Use 12 straight pins, a cigar box, a pencil with an eraser, hammer and pliers.  Drive the pins into the cigar box cover in a straight line with each pin a bit deeper that the preceding one.  The long pins will be the low notes.  Mount a pin in the pencil eraser to pluck the pins in the board.  Tune each pin to scale by pounding it in further if it's too low and pulling it out slightly if it's too high in tone.

 

Soda Straw Oboe

Flatten one end of a large soda strew about 3/34" from end.  Cut the corner of the flat end off diagonally with scissors.  Blow gently through the flattened end.  To make a higher note, cut off the other end of the straw.  The more you cut off, the higher the note.  Blow across top of clean jug for "oompa" sound

 

Drum

Get a plastic bleach container (be sure and rinse it well.)  Saw if off just below the handle.  Use bottom for a drumhead.  Drum with fingers or dowel stick.  You can also use a large oatmeal box.

 

Cymbals

Punch screw holes in the center of two tin pie plates.  Screw dowel stick handles to hold.

 

Triangle

Get dad to bend an 8" piece of 1/4" steel curtain rod into a triangle shape (it's easy with a vise).  Hold triangle by string.  Strike with dowel stick.

 

Musical Hoedown

Paper or plastic plate banjo: Staple folded shirt cardboard to paper plate.

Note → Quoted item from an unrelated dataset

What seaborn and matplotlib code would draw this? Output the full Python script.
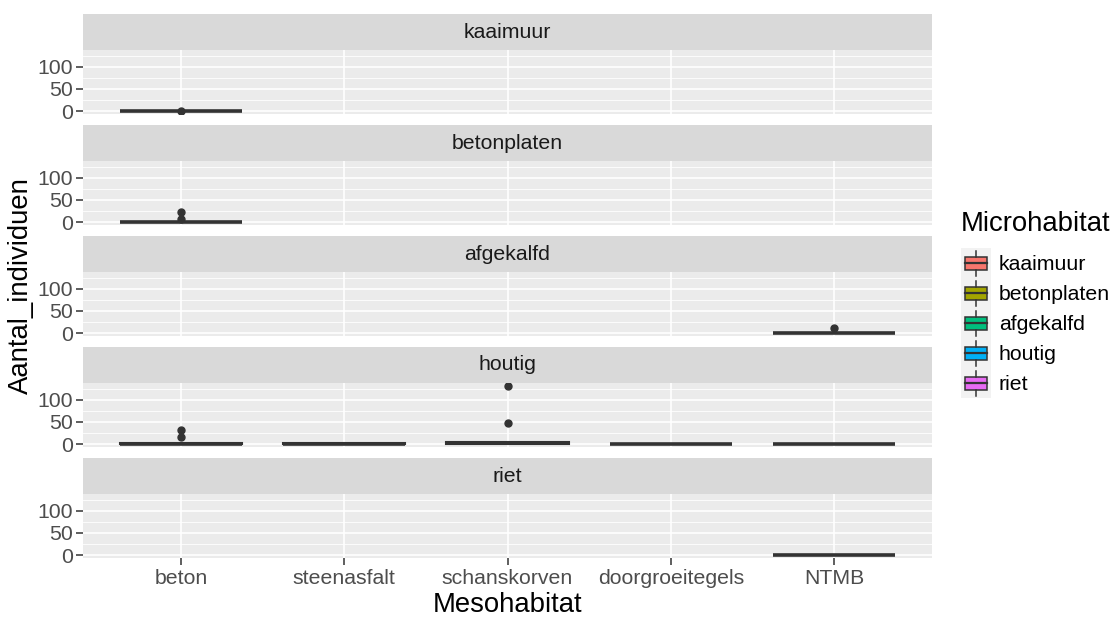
import matplotlib
matplotlib.use("Agg")
import matplotlib.pyplot as plt
import seaborn as sns
import pandas as pd
import numpy as np
from matplotlib.patches import Rectangle, Patch
from matplotlib.lines import Line2D
from matplotlib.legend_handler import HandlerBase

# ---------------- data ----------------
microhabitats = ["kaaimuur", "betonplaten", "afgekalfd", "houtig", "riet"]
mesohabitats = ["beton", "steenasfalt", "schanskorven", "doorgroeitegels", "NTMB"]
micro_colors = ["#F8766D", "#A3A500", "#00BF7D", "#00B0F6", "#E76BF3"]

kaaimuur_beton = [0, 0, 0, 0, 0, 0, 0, 0, 0, 1]
betonplaten_beton = [0, 0, 0, 0, 0, 0, 0, 0, 0, 0, 7, 23]
afgekalfd_NTMB = [0, 0, 0, 0, 0, 0, 0, 0, 12]
houtig_beton = [0, 0, 0, 0, 0, 0, 0, 0, 1, 2, 3, 4, 5, 17, 31]
houtig_steenasfalt = [0, 0, 0, 0, 1, 1, 2, 2, 3]
houtig_schanskorven = [0, 0, 0, 0, 0, 1, 2, 3, 4, 5, 6, 7, 47, 131]
houtig_doorgroeitegels = [0, 0, 0, 0, 1, 1, 2, 2]
houtig_NTMB = [0, 0, 0, 0, 0, 0, 0]
riet_NTMB = [0, 0, 0, 0, 0, 0, 0]

groups = [
    ("kaaimuur", "beton", kaaimuur_beton),
    ("betonplaten", "beton", betonplaten_beton),
    ("afgekalfd", "NTMB", afgekalfd_NTMB),
    ("houtig", "beton", houtig_beton),
    ("houtig", "steenasfalt", houtig_steenasfalt),
    ("houtig", "schanskorven", houtig_schanskorven),
    ("houtig", "doorgroeitegels", houtig_doorgroeitegels),
    ("houtig", "NTMB", houtig_NTMB),
    ("riet", "NTMB", riet_NTMB),
]

rows = []
for mi, me, vals in groups:
    for v in vals:
        rows.append({"Microhabitat": mi, "Mesohabitat": me, "Aantal_individuen": v})
df = pd.DataFrame(rows)

# ---------------- style ----------------
FONT = ["Liberation Sans", "DejaVu Sans"]
plt.rcParams["font.family"] = FONT
SMALL = 15.3
BIG = 19.8
TICK_C = "#4D4D4D"
LINE_C = "#333333"
PANEL_BG = "#EBEBEB"
STRIP_BG = "#D9D9D9"

W, H = 1118, 617
fig = plt.figure(figsize=(W / 100, H / 100), dpi=100)

vmin = df["Aantal_individuen"].min()
vmax = df["Aantal_individuen"].max()
rng = vmax - vmin
ylo, yhi = vmin - 0.05 * rng, vmax + 0.05 * rng

left_px, right_px = 83, 932
pw = right_px - left_px

axes = []
for i, (mi, col) in enumerate(zip(microhabitats, micro_colors)):
    strip_top = 14 + 111 * i
    strip_bot = 50 + 111 * i
    panel_bot = 114 + 111 * i
    ax = fig.add_axes([left_px / W, 1 - panel_bot / H, pw / W, (panel_bot - strip_bot) / H])
    sax = fig.add_axes([left_px / W, 1 - strip_bot / H, pw / W, (strip_bot - strip_top) / H])
    sax.set_facecolor(STRIP_BG)
    sax.set_xticks([]); sax.set_yticks([])
    for s in sax.spines.values():
        s.set_visible(False)
    sax.text(0.5, 0.5, mi, ha="center", va="center", fontsize=SMALL, color="#1A1A1A",
             transform=sax.transAxes)

    ax.set_facecolor(PANEL_BG)
    ax.set_axisbelow(True)
    sub = df[df["Microhabitat"] == mi]
    sns.boxplot(data=sub, x="Mesohabitat", y="Aantal_individuen", order=mesohabitats,
                color=col, saturation=1, width=0.75, linewidth=1.5, linecolor=LINE_C,
                showcaps=False, fliersize=5,
                flierprops=dict(marker="o", markerfacecolor=LINE_C, markeredgecolor=LINE_C),
                medianprops=dict(linewidth=2.6, color=LINE_C),
                ax=ax)
    ax.set_xlim(-0.6, len(mesohabitats) - 1 + 0.6)
    ax.set_ylim(ylo, yhi)
    ax.set_yticks([0, 50, 100])
    ax.set_yticks([25, 75, 125], minor=True)
    ax.set_xticks(range(len(mesohabitats)))
    ax.grid(which="major", color="white", linewidth=1.2)
    ax.grid(which="minor", axis="y", color="white", linewidth=0.6)
    ax.tick_params(axis="y", which="major", length=5, width=1.1, color=LINE_C,
                   labelsize=SMALL, labelcolor=TICK_C, pad=2)
    ax.tick_params(axis="y", which="minor", length=0)
    for s in ax.spines.values():
        s.set_visible(False)
    ax.set_ylabel("")
    ax.set_xlabel("")
    if i < len(microhabitats) - 1:
        ax.tick_params(axis="x", length=0, labelbottom=False)
    else:
        ax.set_xticklabels(mesohabitats)
        ax.tick_params(axis="x", length=5, width=1.1, color=LINE_C,
                       labelsize=SMALL, labelcolor=TICK_C, pad=3)
    axes.append(ax)

fig.text((left_px + pw / 2) / W, 1 - 605 / H, "Mesohabitat", ha="center", va="center",
         fontsize=BIG, color="black")
fig.text(21 / W, 1 - 286 / H, "Aantal_individuen", ha="center", va="center",
         rotation=90, fontsize=BIG, color="black")


# ---------------- legend ----------------
class BoxHandler(HandlerBase):
    def create_artists(self, legend, orig_handle, xdescent, ydescent, width, height,
                       fontsize, trans):
        x0, y0 = -xdescent, -ydescent
        color = orig_handle.get_facecolor()
        bg = Rectangle((x0, y0), width, height, facecolor="#F2F2F2", edgecolor="none",
                       transform=trans)
        bw, bh = width * 0.76, height * 0.44
        bx, by = x0 + (width - bw) / 2, y0 + (height - bh) / 2
        box = Rectangle((bx, by), bw, bh, facecolor=color, edgecolor=LINE_C, lw=1.1,
                        transform=trans)
        cx = x0 + width / 2
        w1 = Line2D([cx, cx], [y0 + height * 0.08, by], color=LINE_C, lw=1.1, transform=trans)
        w2 = Line2D([cx, cx], [by + bh, y0 + height * 0.92], color=LINE_C, lw=1.1,
                    transform=trans)
        med = Line2D([bx, bx + bw], [y0 + height / 2] * 2, color=LINE_C, lw=1.6,
                     transform=trans)
        return [bg, box, w1, w2, med]


handles = [Patch(facecolor=c) for c in micro_colors]
key_pt = 30 * 72 / 100          # 30 px key in points
hh = (key_pt / SMALL - 0.245) / 0.65
leg = fig.legend(handles, microhabitats, title="Microhabitat",
                 loc="upper left", bbox_to_anchor=(961 / W, 1 - 211 / H),
                 frameon=False, fontsize=SMALL, title_fontsize=BIG,
                 handler_map={Patch: BoxHandler()},
                 handlelength=key_pt / SMALL, handleheight=hh,
                 labelspacing=0, handletextpad=8 * 0.72 / SMALL, borderpad=0,
                 borderaxespad=0, alignment="left")
try:
    leg._legend_box.sep = 8
except Exception:
    pass
for t in leg.get_texts():
    t.set_color("black")

fig.savefig("out.png", dpi=100)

Attach rubber bands to paper clips at the bottom of the plate and to the top of shirt cardboard.

 

Glockenspiel

Cut 8 lengths of 1/4" steel curtain rods with a hacksaw starting at 6" for the top one and increasing the length of each one as you go down 1/4".  Make one bar at a time and test its pitch to "Do-Re-Mi" Etc.  File a little off the end to true the pitch.  Notch a groove with hacksaw at each end of bars, then fasten to frame with string.  Make wood frame from pieces of 1/2" x 2" wood. Screw ends together with 2 wood screws.  For handle use a length of broomstick.  Notch frame at both ends secure with glue and screws.  Striker: 8 inch dowel stick-wood ball on end.

 

The Bottle Xylophone

This is made from eight soft drink bottles, five 12 ounces size, two 16 ounces, and one 10-ounce.  Make a hanging stand.  Hang bottles by their necks and tune by pouring water into them.  After tuning the bottles be sure to mark the water level for easy refilling.  Use a knife handle for playing.

 

Circle 10 Council

Homespun Band

Tell each den leader to have each scout bring a tool (such as a screwdriver, saw, or hammer) or a kitchen pan or utensil.  Divide up in dens and give them each a song (one verse & chorus).  Give each den about 10 minutes to “practice” with their instruments.  They need to use each item that was brought as a part of their band.

 

Round Time
Circle 10 Council

Divide the room into 3 separate groups. (All of these songs can be found in the Cub Scout Songbook)  Have one group start and then start the other groups, go through the songs 2 or 3 times.

The first group will sing “Row Row Row Your Boat”
The second Group will sing “Down by the Station”
The Third group will sing “Are you Sleeping?”